RECORD EXTRACTS start

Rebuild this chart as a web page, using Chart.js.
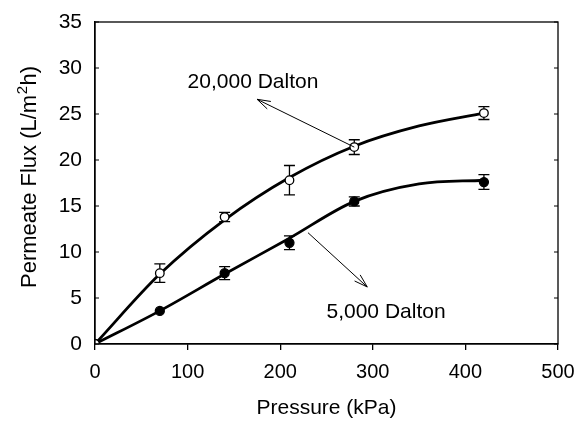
<!DOCTYPE html>
<html>
<head>
<meta charset="utf-8">
<script src="https://cdn.jsdelivr.net/npm/chart.js@4/dist/chart.umd.min.js"></script>
<style>
  html, body { margin: 0; padding: 0; background: #fff; }
  #wrap { width: 578px; height: 421px; }
</style>
</head>
<body>
<div id="wrap"><canvas id="flux"></canvas></div>
<script>
// measured permeate flux (L/m2h) against pressure (kPa)
const pressure = [0, 70, 140, 210, 280, 420];
const flux20k = [0, 7.7, 13.8, 17.8, 21.4, 25.1];
const err20k = [0, 1.0, 0.5, 1.6, 0.8, 0.7];
const flux5k = [0, 3.6, 7.7, 11.0, 15.5, 17.6];
const err5k = [0, 0, 0.7, 0.75, 0.5, 0.8];

// fitted trend curves, read at 70 kPa steps
const fitPressure = [0, 70, 140, 210, 280, 350, 420];
const fit20k = [0, 7.6, 13.5, 18.1, 21.5, 23.7, 25.1];
const fit5k = [0, 3.6, 7.6, 11.5, 15.5, 17.4, 17.8];

const xTicks = [0, 100, 200, 300, 400, 500];
const yTicks = [0, 5, 10, 15, 20, 25, 30, 35];

// labels and arrows, placed in data units
const notes = [
  { text: '20,000 Dalton', x: 100, y: 28.5, from: [280, 21.4], to: [175, 26.6] },
  { text: '5,000 Dalton', x: 250, y: 3.5, from: [230, 12.1], to: [294, 6.2] }
];

const FONT = "'Liberation Sans', Arial, sans-serif";

const toXY = (xs, ys) => xs.map((x, i) => ({ x: x, y: ys[i] }));

// vertical error bars with caps, drawn under the markers
const errorBars = {
  id: 'errorBars',
  beforeDatasetsDraw(chart) {
    const { ctx, scales: { x, y } } = chart;
    const sets = [[flux20k, err20k], [flux5k, err5k]];
    ctx.save();
    ctx.strokeStyle = '#000';
    ctx.lineWidth = 1.3;
    sets.forEach(([vals, errs]) => {
      vals.forEach((v, i) => {
        if (!errs[i]) return;
        const px = x.getPixelForValue(pressure[i]);
        const top = y.getPixelForValue(v + errs[i]);
        const bot = y.getPixelForValue(v - errs[i]);
        ctx.beginPath();
        ctx.moveTo(px, top); ctx.lineTo(px, bot);
        ctx.moveTo(px - 5.5, top); ctx.lineTo(px + 5.5, top);
        ctx.moveTo(px - 5.5, bot); ctx.lineTo(px + 5.5, bot);
        ctx.stroke();
      });
    });
    ctx.restore();
  }
};

// frame around the plot, inward y ticks, y title with a real superscript,
// and the labels with open arrowheads
const frameAndNotes = {
  id: 'frameAndNotes',
  afterDraw(chart) {
    const { ctx, chartArea: a, scales: { x, y } } = chart;
    ctx.save();
    ctx.strokeStyle = '#000';
    ctx.lineWidth = 1.3;
    ctx.strokeRect(a.left, a.top, a.right - a.left, a.bottom - a.top);

    ctx.lineWidth = 1;
    ctx.beginPath();
    yTicks.forEach(v => {
      const py = y.getPixelForValue(v);
      ctx.moveTo(a.left, py); ctx.lineTo(a.left + 4, py);
      ctx.moveTo(a.right, py); ctx.lineTo(a.right - 4, py);
    });
    ctx.stroke();

    ctx.fillStyle = '#000';

    // rotated y-axis title
    ctx.save();
    ctx.translate(36, a.bottom - 56);
    ctx.rotate(-Math.PI / 2);
    ctx.textAlign = 'left';
    ctx.textBaseline = 'alphabetic';
    ctx.font = '22px ' + FONT;
    const head = 'Permeate Flux (L/m';
    ctx.fillText(head, 0, 0);
    let cx = ctx.measureText(head).width + 0.5;
    ctx.font = '15px ' + FONT;
    ctx.fillText('2', cx, -9);
    cx += ctx.measureText('2').width + 0.5;
    ctx.font = '22px ' + FONT;
    ctx.fillText('h)', cx, 0);
    ctx.restore();

    ctx.font = '21px ' + FONT;
    ctx.textBaseline = 'middle';
    ctx.textAlign = 'left';
    notes.forEach(n => {
      ctx.fillText(n.text, x.getPixelForValue(n.x), y.getPixelForValue(n.y));
      const x0 = x.getPixelForValue(n.from[0]), y0 = y.getPixelForValue(n.from[1]);
      const x1 = x.getPixelForValue(n.to[0]), y1 = y.getPixelForValue(n.to[1]);
      const ang = Math.atan2(y1 - y0, x1 - x0);
      const len = 14, spread = 0.3;
      ctx.beginPath();
      ctx.moveTo(x0, y0); ctx.lineTo(x1, y1);
      ctx.moveTo(x1 - len * Math.cos(ang - spread), y1 - len * Math.sin(ang - spread));
      ctx.lineTo(x1, y1);
      ctx.lineTo(x1 - len * Math.cos(ang + spread), y1 - len * Math.sin(ang + spread));
      ctx.stroke();
    });
    ctx.restore();
  }
};

const marker = (fill, r) => ({
  showLine: false,
  pointRadius: r,
  pointBackgroundColor: fill,
  pointBorderColor: '#000',
  pointBorderWidth: 1.3
});

const curve = {
  borderColor: '#000',
  borderWidth: 2.8,
  pointRadius: 0,
  cubicInterpolationMode: 'monotone'
};

new Chart(document.getElementById('flux'), {
  type: 'line',
  data: {
    datasets: [
      { label: '20,000 Dalton', data: toXY(pressure, flux20k), ...marker('#fff', 4.3) },
      { label: '5,000 Dalton', data: toXY(pressure, flux5k), ...marker('#000', 4.5) },
      { label: '20,000 Dalton fit', data: toXY(fitPressure, fit20k), ...curve },
      { label: '5,000 Dalton fit', data: toXY(fitPressure, fit5k), ...curve }
    ]
  },
  options: {
    responsive: true,
    maintainAspectRatio: false,
    animation: false,
    layout: { padding: { top: 22, right: 20, left: 0, bottom: 0 } },
    plugins: {
      legend: { display: false },
      tooltip: { enabled: false }
    },
    scales: {
      x: {
        type: 'linear',
        min: 0,
        max: 500,
        afterBuildTicks: s => { s.ticks = xTicks.map(v => ({ value: v })); },
        afterFit: s => { s.height = 77; s.paddingLeft = 0; s.paddingRight = 0; },
        grid: {
          drawOnChartArea: false,
          drawTicks: true,
          tickLength: 6,
          color: '#000',
          lineWidth: 1.3
        },
        border: { display: true, color: '#000', width: 1.3 },
        ticks: {
          color: '#000',
          padding: 10,
          maxRotation: 0,
          font: { family: FONT, size: 20 }
        },
        title: {
          display: true,
          text: 'Pressure (kPa)',
          color: '#000',
          padding: { top: 0, bottom: 0 },
          font: { family: FONT, size: 21 }
        }
      },
      y: {
        type: 'linear',
        min: 0,
        max: 35,
        afterBuildTicks: s => { s.ticks = yTicks.map(v => ({ value: v })); },
        afterFit: s => { s.width = 95; s.paddingTop = 0; s.paddingBottom = 0; },
        grid: { display: false, drawTicks: false },
        border: { display: true, color: '#000', width: 1.3 },
        ticks: {
          color: '#000',
          padding: 13,
          font: { family: FONT, size: 21 }
        }
      }
    }
  },
  plugins: [errorBars, frameAndNotes]
});
</script>
</body>
</html>
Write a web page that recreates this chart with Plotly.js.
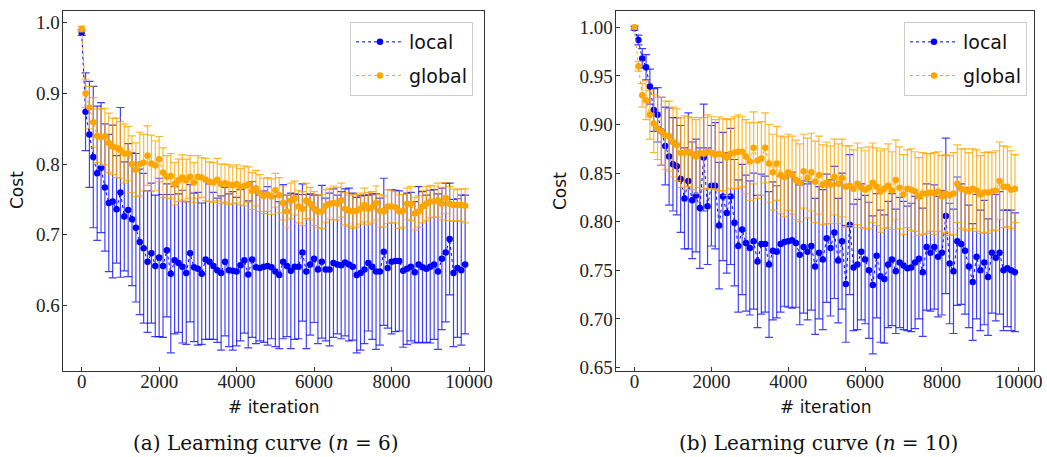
<!DOCTYPE html>
<html>
<head>
<meta charset="utf-8">
<script src="https://cdn.plot.ly/plotly-3.0.1.min.js"></script>
<style>
html,body{margin:0;padding:0;background:#fff;}
#chart{width:1047px;height:457px;}
</style>
</head>
<body>
<div id="chart"></div>
<script>
// Iterations (x values)
const ITER = [0,100,200,300,400,500,600,700,800,900,
  1000,1100,1200,1300,1400,1500,1600,1700,1800,1900,
  2000,2100,2200,2300,2400,2500,2600,2700,2800,2900,
  3000,3100,3200,3300,3400,3500,3600,3700,3800,3900,
  4000,4100,4200,4300,4400,4500,4600,4700,4800,4900,
  5000,5100,5200,5300,5400,5500,5600,5700,5800,5900,
  6000,6100,6200,6300,6400,6500,6600,6700,6800,6900,
  7000,7100,7200,7300,7400,7500,7600,7700,7800,7900,
  8000,8100,8200,8300,8400,8500,8600,8700,8800,8900,
  9000,9100,9200,9300,9400,9500,9600,9700,9800,9900];

// (a) n = 6 : local
const local6 = [0.986,0.874,0.842,0.810,0.787,0.795,0.767,0.745,0.747,0.736,
  0.760,0.726,0.735,0.722,0.710,0.690,0.681,0.662,0.674,0.656,
  0.668,0.656,0.678,0.645,0.664,0.660,0.655,0.646,0.674,0.654,
  0.652,0.645,0.665,0.662,0.656,0.650,0.646,0.662,0.650,0.649,
  0.648,0.657,0.664,0.644,0.665,0.654,0.653,0.655,0.656,0.654,
  0.648,0.643,0.662,0.656,0.649,0.655,0.655,0.675,0.648,0.658,
  0.666,0.651,0.662,0.651,0.651,0.660,0.658,0.657,0.661,0.658,
  0.655,0.643,0.646,0.651,0.660,0.655,0.648,0.648,0.676,0.653,
  0.662,0.663,0.663,0.649,0.652,0.655,0.647,0.658,0.654,0.652,
  0.655,0.658,0.648,0.666,0.675,0.694,0.646,0.653,0.650,0.658];
const local6Err = [0.004,0.055,0.075,0.100,0.095,0.092,0.090,0.097,0.108,0.076,
  0.120,0.077,0.094,0.094,0.105,0.103,0.106,0.100,0.099,0.100,
  0.112,0.101,0.094,0.112,0.104,0.098,0.108,0.101,0.097,0.105,
  0.108,0.100,0.113,0.110,0.104,0.102,0.109,0.105,0.108,0.112,
  0.105,0.107,0.103,0.104,0.110,0.108,0.103,0.107,0.112,0.101,
  0.106,0.104,0.109,0.100,0.110,0.103,0.102,0.097,0.109,0.100,
  0.090,0.105,0.108,0.101,0.108,0.105,0.098,0.104,0.104,0.108,
  0.104,0.110,0.109,0.105,0.096,0.103,0.110,0.104,0.104,0.085,
  0.102,0.100,0.099,0.108,0.107,0.105,0.100,0.110,0.107,0.104,
  0.108,0.106,0.110,0.100,0.098,0.079,0.104,0.098,0.106,0.098];

// (a) n = 6 : global
const global6 = [0.991,0.900,0.880,0.859,0.840,0.838,0.839,0.830,0.825,0.823,
  0.820,0.815,0.815,0.800,0.792,0.800,0.802,0.812,0.801,0.798,
  0.807,0.788,0.782,0.783,0.772,0.777,0.781,0.777,0.782,0.774,
  0.782,0.781,0.778,0.775,0.774,0.778,0.772,0.773,0.771,0.770,
  0.772,0.768,0.769,0.771,0.762,0.766,0.759,0.755,0.757,0.754,
  0.763,0.756,0.745,0.733,0.748,0.752,0.740,0.737,0.748,0.744,
  0.737,0.733,0.733,0.741,0.744,0.745,0.744,0.749,0.737,0.734,
  0.733,0.734,0.737,0.742,0.737,0.739,0.745,0.734,0.733,0.740,
  0.740,0.739,0.733,0.734,0.744,0.744,0.730,0.733,0.740,0.744,
  0.747,0.747,0.749,0.744,0.752,0.744,0.742,0.742,0.742,0.741];
const global6Err = [0.004,0.020,0.030,0.035,0.038,0.040,0.040,0.042,0.040,0.042,
  0.040,0.042,0.038,0.040,0.038,0.045,0.040,0.042,0.040,0.035,
  0.032,0.035,0.030,0.032,0.030,0.030,0.032,0.030,0.030,0.028,
  0.030,0.028,0.030,0.028,0.028,0.030,0.028,0.027,0.028,0.026,
  0.027,0.026,0.028,0.025,0.026,0.025,0.026,0.025,0.024,0.025,
  0.024,0.025,0.024,0.023,0.025,0.024,0.023,0.024,0.025,0.023,
  0.024,0.023,0.024,0.023,0.022,0.024,0.023,0.024,0.023,0.022,
  0.024,0.023,0.022,0.024,0.023,0.022,0.024,0.023,0.022,0.024,
  0.023,0.022,0.024,0.023,0.022,0.024,0.023,0.022,0.023,0.024,
  0.023,0.022,0.024,0.023,0.022,0.024,0.023,0.022,0.023,0.024];

// (b) n = 10 : local
const local10 = [0.999,0.987,0.968,0.959,0.939,0.915,0.910,0.893,0.878,0.867,
  0.859,0.857,0.844,0.824,0.842,0.822,0.827,0.814,0.866,0.816,
  0.837,0.837,0.796,0.826,0.809,0.826,0.799,0.775,0.792,0.778,
  0.773,0.780,0.759,0.777,0.777,0.756,0.770,0.769,0.777,0.779,
  0.780,0.781,0.778,0.766,0.774,0.769,0.775,0.754,0.768,0.761,
  0.783,0.773,0.789,0.760,0.780,0.736,0.797,0.753,0.756,0.769,
  0.761,0.750,0.735,0.765,0.744,0.741,0.756,0.761,0.749,0.758,
  0.755,0.752,0.753,0.758,0.762,0.748,0.774,0.768,0.774,0.764,
  0.768,0.806,0.757,0.749,0.780,0.777,0.770,0.754,0.738,0.764,
  0.750,0.758,0.743,0.768,0.763,0.768,0.750,0.752,0.750,0.748];
const local10Err = [0.002,0.005,0.010,0.013,0.018,0.022,0.028,0.035,0.040,0.050,
  0.048,0.050,0.055,0.052,0.070,0.060,0.058,0.062,0.055,0.060,
  0.062,0.065,0.065,0.066,0.062,0.070,0.065,0.068,0.067,0.070,
  0.069,0.070,0.068,0.072,0.070,0.075,0.071,0.068,0.070,0.066,
  0.068,0.070,0.066,0.072,0.068,0.070,0.066,0.070,0.068,0.072,
  0.066,0.070,0.068,0.064,0.070,0.060,0.072,0.065,0.067,0.070,
  0.066,0.070,0.071,0.064,0.068,0.066,0.065,0.068,0.064,0.067,
  0.066,0.064,0.066,0.068,0.062,0.066,0.065,0.060,0.064,0.062,
  0.064,0.080,0.062,0.064,0.066,0.062,0.065,0.063,0.060,0.064,
  0.062,0.064,0.060,0.062,0.065,0.063,0.062,0.060,0.062,0.061];

// (b) n = 10 : global
const global10 = [1.000,0.960,0.930,0.925,0.910,0.901,0.896,0.893,0.889,0.888,
  0.882,0.879,0.871,0.871,0.872,0.870,0.867,0.871,0.870,0.872,
  0.871,0.869,0.870,0.869,0.866,0.870,0.871,0.872,0.872,0.867,
  0.862,0.876,0.863,0.865,0.876,0.860,0.851,0.860,0.848,0.846,
  0.851,0.848,0.843,0.840,0.852,0.845,0.851,0.841,0.848,0.838,
  0.840,0.838,0.846,0.839,0.845,0.836,0.837,0.834,0.839,0.835,
  0.833,0.835,0.840,0.836,0.831,0.834,0.837,0.832,0.843,0.835,
  0.828,0.834,0.833,0.831,0.826,0.829,0.829,0.830,0.829,0.831,
  0.826,0.829,0.827,0.829,0.839,0.834,0.833,0.831,0.834,0.832,
  0.828,0.830,0.830,0.831,0.832,0.842,0.836,0.836,0.833,0.834];
const global10Err = [0.002,0.005,0.012,0.020,0.025,0.030,0.032,0.035,0.035,0.036,
  0.036,0.037,0.036,0.038,0.036,0.037,0.038,0.036,0.037,0.038,
  0.037,0.036,0.038,0.037,0.039,0.036,0.037,0.038,0.036,0.038,
  0.040,0.037,0.039,0.038,0.036,0.040,0.039,0.038,0.040,0.041,
  0.039,0.040,0.041,0.040,0.038,0.041,0.040,0.042,0.040,0.041,
  0.042,0.040,0.039,0.041,0.040,0.042,0.041,0.040,0.042,0.041,
  0.040,0.042,0.041,0.040,0.042,0.041,0.043,0.040,0.041,0.042,
  0.041,0.040,0.042,0.041,0.040,0.042,0.041,0.040,0.042,0.041,
  0.042,0.040,0.041,0.042,0.040,0.041,0.042,0.040,0.041,0.042,
  0.040,0.041,0.042,0.040,0.041,0.040,0.042,0.041,0.040,0.035];

const X_TICKS = [0,2000,4000,6000,8000,10000];
const Y_TICKS_A = [0.6,0.7,0.8,0.9,1.0];
const Y_TICKS_B = [0.65,0.70,0.75,0.80,0.85,0.90,0.95,1.00];
const NAMES = ['local','global'];
const CAPTIONS = ['(a) Learning curve (<i>n</i> = 6)','(b) Learning curve (<i>n</i> = 10)'];
const X_TITLE = '# iteration';
const Y_TITLE = 'Cost';

const W = 1047, H = 457;
const BLUE = '#0000ff', ORANGE = '#ffa500';
const BLUE_ERR = 'rgba(0,0,255,0.75)', ORANGE_ERR = 'rgba(255,165,0,0.8)';

function tr(y, err, name, color, errColor, xa, ya, legend, group) {
  return {
    type: 'scatter', mode: 'lines+markers', x: ITER, y: y, name: name,
    xaxis: xa, yaxis: ya, legend: legend, legendgroup: group,
    line: {color: color, width: 1, dash: 'dot'},
    marker: {color: color, size: 6.5},
    error_y: {type: 'data', array: err, visible: true, color: errColor, thickness: 1.2, width: 4}
  };
}

const data = [
  tr(local6, local6Err, NAMES[0], BLUE, BLUE_ERR, 'x', 'y', 'legend', 'a1'),
  tr(global6, global6Err, NAMES[1], ORANGE, ORANGE_ERR, 'x', 'y', 'legend', 'a2'),
  tr(local10, local10Err, NAMES[0], BLUE, BLUE_ERR, 'x2', 'y2', 'legend2', 'b1'),
  tr(global10, global10Err, NAMES[1], ORANGE, ORANGE_ERR, 'x2', 'y2', 'legend2', 'b2')
];

const tickFont = {family: 'Liberation Serif, serif', size: 19, color: '#222'};
function xAxis(domain, anchor) {
  return {domain: domain, anchor: anchor, range: [-495, 10395], tickvals: X_TICKS,
    ticktext: X_TICKS.map(String), ticks: 'inside', ticklen: 4, tickcolor: '#333',
    showline: true, mirror: true, linecolor: '#333', linewidth: 1,
    showgrid: false, zeroline: false, tickfont: tickFont, ticklabelstandoff: -7};
}
function yAxis(range, ticks, fmt, anchor) {
  return {domain: [(H-371)/H, (H-11)/H], anchor: anchor, range: range, tickvals: ticks,
    tickformat: fmt, ticks: 'inside', ticklen: 4, tickcolor: '#333',
    showline: true, mirror: true, linecolor: '#333', linewidth: 1,
    showgrid: false, zeroline: false, tickfont: tickFont, ticklabelstandoff: -2};
}

const legendBase = {bgcolor: 'rgba(255,255,255,0.9)', bordercolor: '#cccccc', borderwidth: 1,
  font: {family: 'DejaVu Sans, sans-serif', size: 19, color: '#111'},
  xanchor: 'right', yanchor: 'top', y: (H-22)/H, traceorder: 'grouped', tracegroupgap: 6,
  itemwidth: 48};

const annFont = {family: 'DejaVu Sans, sans-serif', size: 17, color: '#111'};
const capFont = {family: 'DejaVu Serif, serif', size: 20, color: '#111'};
function ann(text, px, py, font, angle) {
  return {text: text, x: px/W, y: (H-py)/H, xref: 'paper', yref: 'paper',
    xanchor: 'center', yanchor: 'middle', showarrow: false, font: font, textangle: angle || 0};
}

const layout = {
  width: W, height: H, margin: {l: 0, r: 0, t: 0, b: 0},
  paper_bgcolor: '#fff', plot_bgcolor: '#fff',
  showlegend: true,
  xaxis: xAxis([62.5/W, 484.3/W], 'y'),
  yaxis: yAxis([0.5074, 1.0165], Y_TICKS_A, '.1f', 'x'),
  xaxis2: xAxis([615.5/W, 1034/W], 'y2'),
  yaxis2: yAxis([0.6464, 1.0168], Y_TICKS_B, '.2f', 'x2'),
  legend: Object.assign({}, legendBase, {x: 473/W}),
  legend2: Object.assign({}, legendBase, {x: 1027/W}),
  annotations: [
    ann(Y_TITLE, 17, 190, annFont, -90),
    ann(Y_TITLE, 560, 191, annFont, -90),
    ann(X_TITLE, 273, 407, annFont),
    ann(X_TITLE, 825, 407, annFont),
    ann(CAPTIONS[0], 266, 443, capFont),
    ann(CAPTIONS[1], 818, 443, capFont)
  ]
};

Plotly.newPlot('chart', data, layout, {displayModeBar: false, staticPlot: true});
</script>
</body>
</html>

RECORD EXTRACTS end

> [INSTRUCTIONS TO FOLLOW] Give again the lines from "Write a web" to "9000,9100,9200,9300,9400,9500,9600,9700,9800,9900];" exactly, both of those lines included, and do not include any pictures.

> [SOLVED EXERCISE]
Write a web page that recreates this chart with Plotly.js.
<!DOCTYPE html>
<html>
<head>
<meta charset="utf-8">
<script src="https://cdn.plot.ly/plotly-3.0.1.min.js"></script>
<style>
html,body{margin:0;padding:0;background:#fff;}
#chart{width:1047px;height:457px;}
</style>
</head>
<body>
<div id="chart"></div>
<script>
// Iterations (x values)
const ITER = [0,100,200,300,400,500,600,700,800,900,
  1000,1100,1200,1300,1400,1500,1600,1700,1800,1900,
  2000,2100,2200,2300,2400,2500,2600,2700,2800,2900,
  3000,3100,3200,3300,3400,3500,3600,3700,3800,3900,
  4000,4100,4200,4300,4400,4500,4600,4700,4800,4900,
  5000,5100,5200,5300,5400,5500,5600,5700,5800,5900,
  6000,6100,6200,6300,6400,6500,6600,6700,6800,6900,
  7000,7100,7200,7300,7400,7500,7600,7700,7800,7900,
  8000,8100,8200,8300,8400,8500,8600,8700,8800,8900,
  9000,9100,9200,9300,9400,9500,9600,9700,9800,9900];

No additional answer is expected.